EuclidNet: Deep Visual Reasoning for Constructible Problems in Geometry

TL;DR

EuclidNet is a deep learning framework that uses visual reasoning and recursive backtracking to solve complex geometric construction problems, aiding automated theorem proving.

Contribution

It introduces a neural network-based approach combining Mask R-CNN with recursive backtracking for solving constructible geometry problems.

Findings

Successfully applied to Japanese Sangaku geometry problems

Demonstrates capacity for deep visual reasoning in complex cases

Provides step-by-step construction guides for solutions

Abstract

In this paper, we present a deep learning-based framework for solving geometric construction problems through visual reasoning, which is useful for automated geometry theorem proving.
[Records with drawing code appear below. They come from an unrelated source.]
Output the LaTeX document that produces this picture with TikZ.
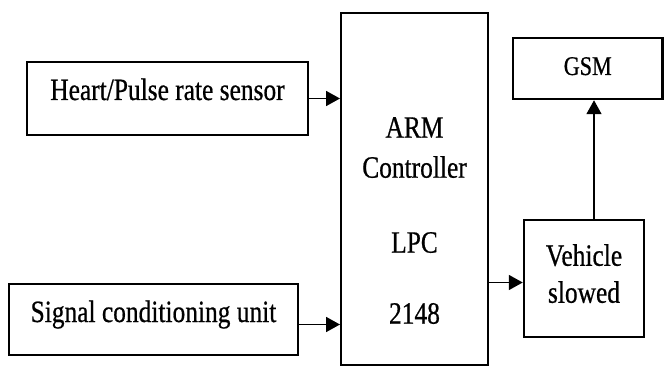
\documentclass[tikz,border=0pt]{standalone}
\usepackage{fontspec}
\setmainfont{Liberation Serif}[FakeStretch=0.82, FakeBold=0.6]
\usetikzlibrary{arrows.meta, positioning, calc}

\begin{document}
\begin{tikzpicture}[
    x=1pt, y=1pt,
    block/.style={rectangle, draw=black, line width=2.5pt, inner sep=0pt,
                  align=center, font=\fontsize{31pt}{37pt}\selectfont},
    arrow/.style={-{Triangle[length=14pt, width=15pt]}, line width=1.8pt},
]
    \useasboundingbox (0,0) rectangle (664,367);

    % input blocks
    \node[block, minimum width=281pt, minimum height=73pt,
          text height=21pt, text depth=18pt] (heart) at (167.5,268.5) {Heart/Pulse rate sensor};
    \node[block, minimum width=289pt, minimum height=71pt,
          text height=21pt, text depth=16pt] (signal) at (153.5,47.5) {Signal conditioning unit};

    % controller
    \node[block, line width=2pt, minimum width=147pt, minimum height=352pt] (arm) at (414.5,178) {};
    \node[anchor=north, inner sep=0pt, align=center,
          font=\fontsize{31pt}{40pt}\selectfont] (armtext) at (414.5,250)
          {ARM\\Controller\\[35pt]LPC\\[31pt]2148};

    % output blocks
    \node[block, minimum width=149.5pt, minimum height=61pt, text height=18pt, text depth=5pt,
          font=\fontsize{27pt}{32pt}\selectfont] (gsm) at (587.75,298.5) {GSM};
    \node[block, minimum width=120pt, minimum height=117pt, text depth=10pt] (vehicle) at (584,88.5) {Vehicle\\slowed};

    \draw[arrow] (heart.east) -- (heart.east -| arm.west);
    \draw[arrow] ([yshift=-5pt]signal.east) -- ([yshift=-5pt]signal.east -| arm.west);
    \draw[arrow] ([yshift=-4pt]arm.east |- vehicle.west) -- ([yshift=-4pt]vehicle.west);
    \draw[arrow] ([xshift=10pt]vehicle.north) -- ([xshift=10pt]vehicle.north |- gsm.south);
\end{tikzpicture}
\end{document}
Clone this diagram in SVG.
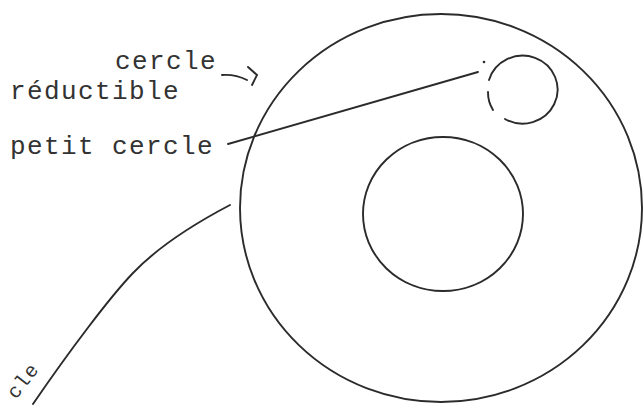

Constructible problems in geometry often ask for the sequence of straightedge-and-compass constructions to construct a given goal given some initial setup. Our EuclidNet framework leverages the neural network architecture Mask R-CNN to extract the visual features from the initial setup and goal configuration with extra points of intersection, and then generate possible construction steps as intermediary data models that are used as feedback in the training process for further refinement of the construction step sequence. This process is repeated recursively until either a solution is found, in which case we backtrack the path for a step-by-step construction guide, or the problem is identified as unsolvable. Our EuclidNet framework is validated on complex Japanese Sangaku geometry problems, demonstrating its capacity to leverage backtracking for deep visual reasoning of challenging problems.